Additional Online Resources
Discussion Questions
  1. What is propaganda? How would you define it? Are propaganda and recruitment materials the same thing? How are they similar or different? Is the recruiting material in the Additional Online Resources section propaganda? Explain.
  2. What are the similarities and differences between the two systems the US government used to produce propaganda during World War I and World War II? Make sure to consider the processes, producers, viewers, and roles the images played in the war effort in your answer. Which system was more effective? Explain.
  3. Refer back to the resources from Class 2, specifically chapter five of The Girl on the Magazine Cover by Carolyn Kitch, “Picturing a Woman’s Mission: Service to Humanity,” and Additional Online Resources. Compare the ways in which the ideal woman was depicted during each World War based on the images from Class 2 and this class. What symbolism did artists employ? What qualities did the ideal woman embody? What did she look like? How did she dress? What was her proper role in society?
  4. Compare and contrast the posters to the photographs. How do illustrations or photographs affect military recruitment material and its influence? Explain.
  5. What types of women are visible and what types of women are invisible in these choreographed posters and photographs? What messages did military recruitment materials send women regarding who should and who should not join the war effort? What does this say about concepts of citizenship? How did women who did not meet the government’s model of femininity fit into World War II propaganda? How do you think these idealized images influenced different women’s participation in the war effort?

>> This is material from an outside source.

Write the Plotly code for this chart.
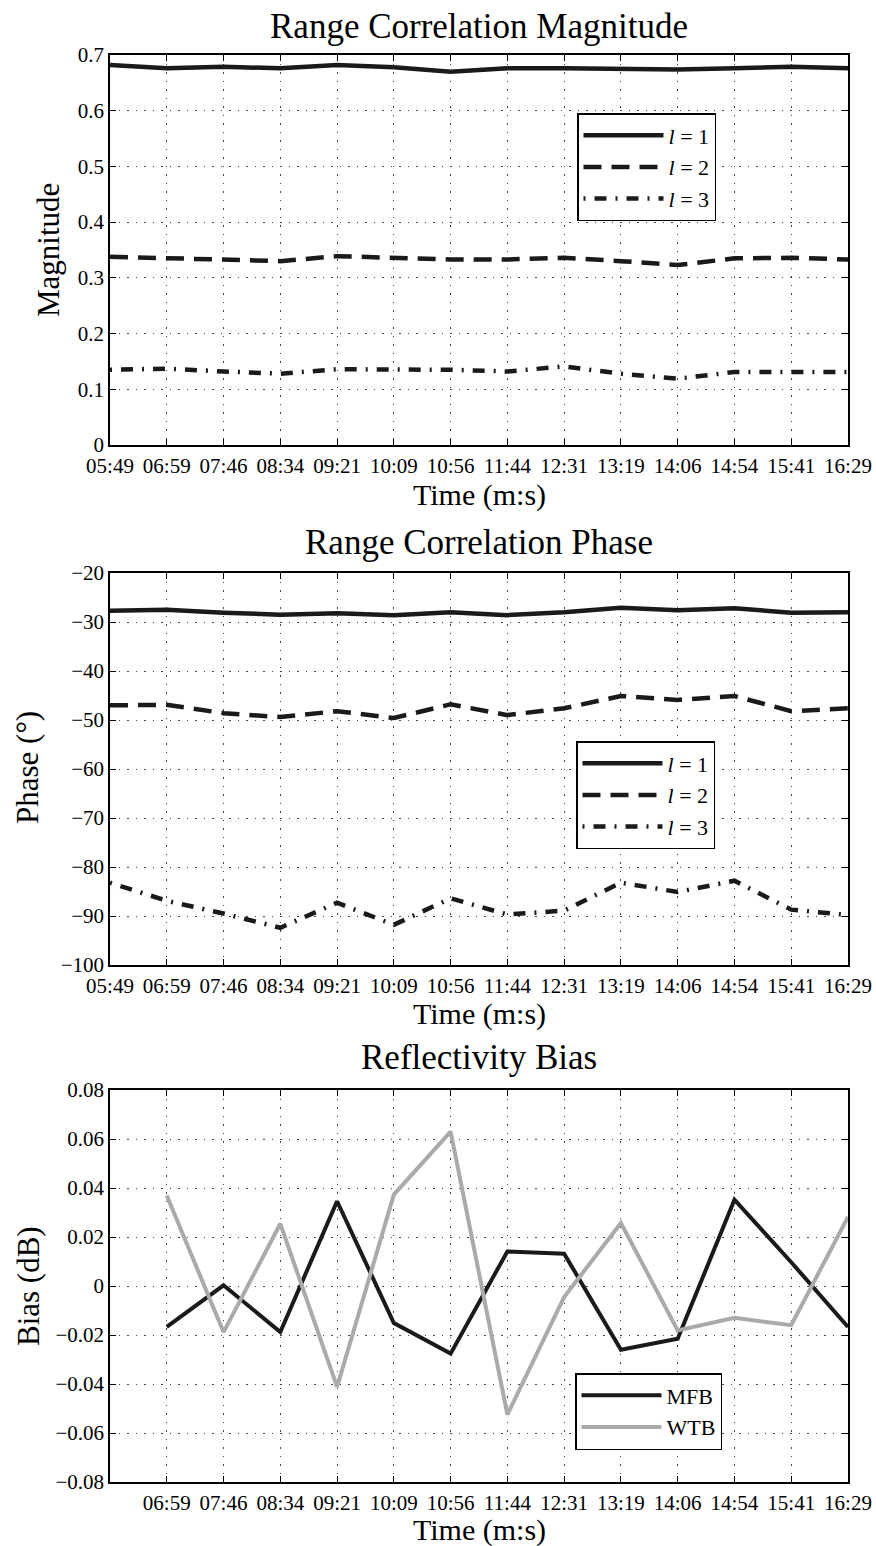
import plotly.graph_objects as go

# ---------------- data ----------------
time_labels = ["05:49", "06:59", "07:46", "08:34", "09:21", "10:09", "10:56",
               "11:44", "12:31", "13:19", "14:06", "14:54", "15:41", "16:29"]

mag_l1 = [0.682, 0.676, 0.679, 0.676, 0.682, 0.678, 0.670, 0.676, 0.676, 0.674, 0.674, 0.676, 0.679, 0.676]
mag_l2 = [0.338, 0.335, 0.334, 0.330, 0.339, 0.336, 0.333, 0.333, 0.336, 0.330, 0.323, 0.335, 0.336, 0.333]
mag_l3 = [0.135, 0.137, 0.132, 0.128, 0.136, 0.136, 0.135, 0.132, 0.141, 0.128, 0.119, 0.131, 0.132, 0.131]

ph_l1 = [-27.7, -27.5, -28.1, -28.5, -28.2, -28.6, -28.0, -28.6, -28.0, -27.1, -27.6, -27.2, -28.1, -28.0]
ph_l2 = [-47.0, -46.9, -48.6, -49.4, -48.2, -49.6, -46.8, -49.0, -47.6, -45.1, -45.9, -45.1, -48.2, -47.6]
ph_l3 = [-83.2, -86.9, -89.5, -92.4, -87.3, -91.8, -86.4, -89.7, -88.9, -83.2, -85.1, -82.8, -88.7, -89.8]

bias_labels = time_labels[1:]
bias_mfb = [-0.0167, 0.0003, -0.0188, 0.0346, -0.0151, -0.0276, 0.0141, 0.0132, -0.0260, -0.0215, 0.0352, 0.0097, -0.0167]
bias_wtb = [0.0369, -0.0188, 0.0254, -0.0412, 0.0373, 0.0630, -0.0525, -0.0045, 0.0257, -0.0181, -0.0130, -0.0160, 0.0282]

# ---------------- figure ----------------
W, H = 876, 1546
FONT = "Liberation Serif, Times New Roman, serif"
BLACK = "#1a1a1a"
GREY = "#aaaaaa"

def px(v):
    return v / W

def py(v):
    return (H - v) / H

fig = go.Figure()

x_full = list(range(len(time_labels)))
x_bias = list(range(1, len(time_labels)))

solid = dict(color=BLACK, width=4.5, dash="solid")
dashed = dict(color=BLACK, width=4.5, dash="18px,10px")
dashdot = dict(color=BLACK, width=4.5, dash="2px,9px,12px,9px")

for i, (name, ys, ln) in enumerate([("<i>l</i> = 1", mag_l1, solid), ("<i>l</i> = 2", mag_l2, dashed), ("<i>l</i> = 3", mag_l3, dashdot)]):
    fig.add_trace(go.Scatter(x=x_full, y=ys, mode="lines", line=ln, name=name,
                             legendgroup=f"m{i}", xaxis="x", yaxis="y", legend="legend"))
for i, (name, ys, ln) in enumerate([("<i>l</i> = 1", ph_l1, solid), ("<i>l</i> = 2", ph_l2, dashed), ("<i>l</i> = 3", ph_l3, dashdot)]):
    fig.add_trace(go.Scatter(x=x_full, y=ys, mode="lines", line=ln, name=name,
                             legendgroup=f"p{i}", xaxis="x2", yaxis="y2", legend="legend2"))
fig.add_trace(go.Scatter(x=x_bias, y=bias_mfb, mode="lines", line=dict(color=BLACK, width=4),
                         name="MFB", legendgroup="b0", xaxis="x3", yaxis="y3", legend="legend3"))
fig.add_trace(go.Scatter(x=x_bias, y=bias_wtb, mode="lines", line=dict(color=GREY, width=4),
                         name="WTB", legendgroup="b1", xaxis="x3", yaxis="y3", legend="legend3"))

xdom = [px(110), px(848)]
ydoms = [[py(445), py(55)], [py(965), py(573)], [py(1482), py(1090)]]

common_axis = dict(
    showline=True, linecolor="black", linewidth=1.5, mirror="ticks",
    ticks="inside", ticklen=6, tickwidth=1, tickcolor="black",
    showgrid=True, gridcolor="#444444", gridwidth=1, griddash="1.5px,7px",
    zeroline=False, automargin=False,
    tickfont=dict(family=FONT, size=21, color="black"),
)

fig.update_layout(
    width=W, height=H, margin=dict(l=0, r=0, t=0, b=0, autoexpand=False),
    paper_bgcolor="white", plot_bgcolor="white",
    font=dict(family=FONT, color="black"),
    xaxis=dict(domain=xdom, anchor="y", range=[0, 13], tickmode="array",
               tickvals=x_full, ticktext=time_labels, ticklabelstandoff=1, **common_axis),
    yaxis=dict(domain=ydoms[0], anchor="x", range=[0, 0.7], dtick=0.1, tick0=0, **common_axis),
    xaxis2=dict(domain=xdom, anchor="y2", range=[0, 13], tickmode="array",
                tickvals=x_full, ticktext=time_labels, ticklabelstandoff=1, **common_axis),
    yaxis2=dict(domain=ydoms[1], anchor="x2", range=[-100, -20], dtick=10, tick0=0, **common_axis),
    xaxis3=dict(domain=xdom, anchor="y3", range=[0, 13], tickmode="array",
                tickvals=x_bias, ticktext=bias_labels, ticklabelstandoff=1, **common_axis),
    yaxis3=dict(domain=ydoms[2], anchor="x3", range=[-0.08, 0.08], dtick=0.02, tick0=0, **common_axis),
)

leg_common = dict(bgcolor="white", bordercolor="black", borderwidth=1.5,
                  font=dict(family=FONT, size=22, color="black"),
                  xanchor="left", yanchor="top", itemwidth=80, tracegroupgap=0)
fig.update_layout(
    legend=dict(x=px(577), y=py(113), **leg_common),
    legend2=dict(x=px(576), y=py(741), **leg_common),
    legend3=dict(x=px(575), y=py(1373), **leg_common),
)

annots = []
for text, yc in [("Range Correlation Magnitude", 26), ("Range Correlation Phase", 542), ("Reflectivity Bias", 1057)]:
    annots.append(dict(text=text, x=px(479), y=py(yc), xref="paper", yref="paper",
                       xanchor="center", yanchor="middle", showarrow=False,
                       font=dict(family=FONT, size=35, color="black")))
for yc in [495, 1014, 1530]:
    annots.append(dict(text="Time (m:s)", x=px(479), y=py(yc), xref="paper", yref="paper",
                       xanchor="center", yanchor="middle", showarrow=False,
                       font=dict(family=FONT, size=30, color="black")))
for text, xc, yc in [("Magnitude", 48, 250), ("Phase (°)", 28, 768), ("Bias (dB)", 28, 1286)]:
    annots.append(dict(text=text, x=px(xc), y=py(yc), xref="paper", yref="paper",
                       xanchor="center", yanchor="middle", showarrow=False, textangle=-90,
                       font=dict(family=FONT, size=31, color="black")))
fig.update_layout(annotations=annots)

fig.write_html("out.html", config={"displayModeBar": False},
               post_script="document.body.style.margin='0';")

  6. What recruitment themes do you see used to appeal to women in the materials listed under the Additional Online Resources section? What are the nurses doing in the images? What do they look like? How does what you observe compare to the readings?
  7. What is “visual culture?” How is a visual culture constructed? What do you think makes something part of visual culture rather than just an image? Reflect back on Class 1 and Class 2 when considering your answer.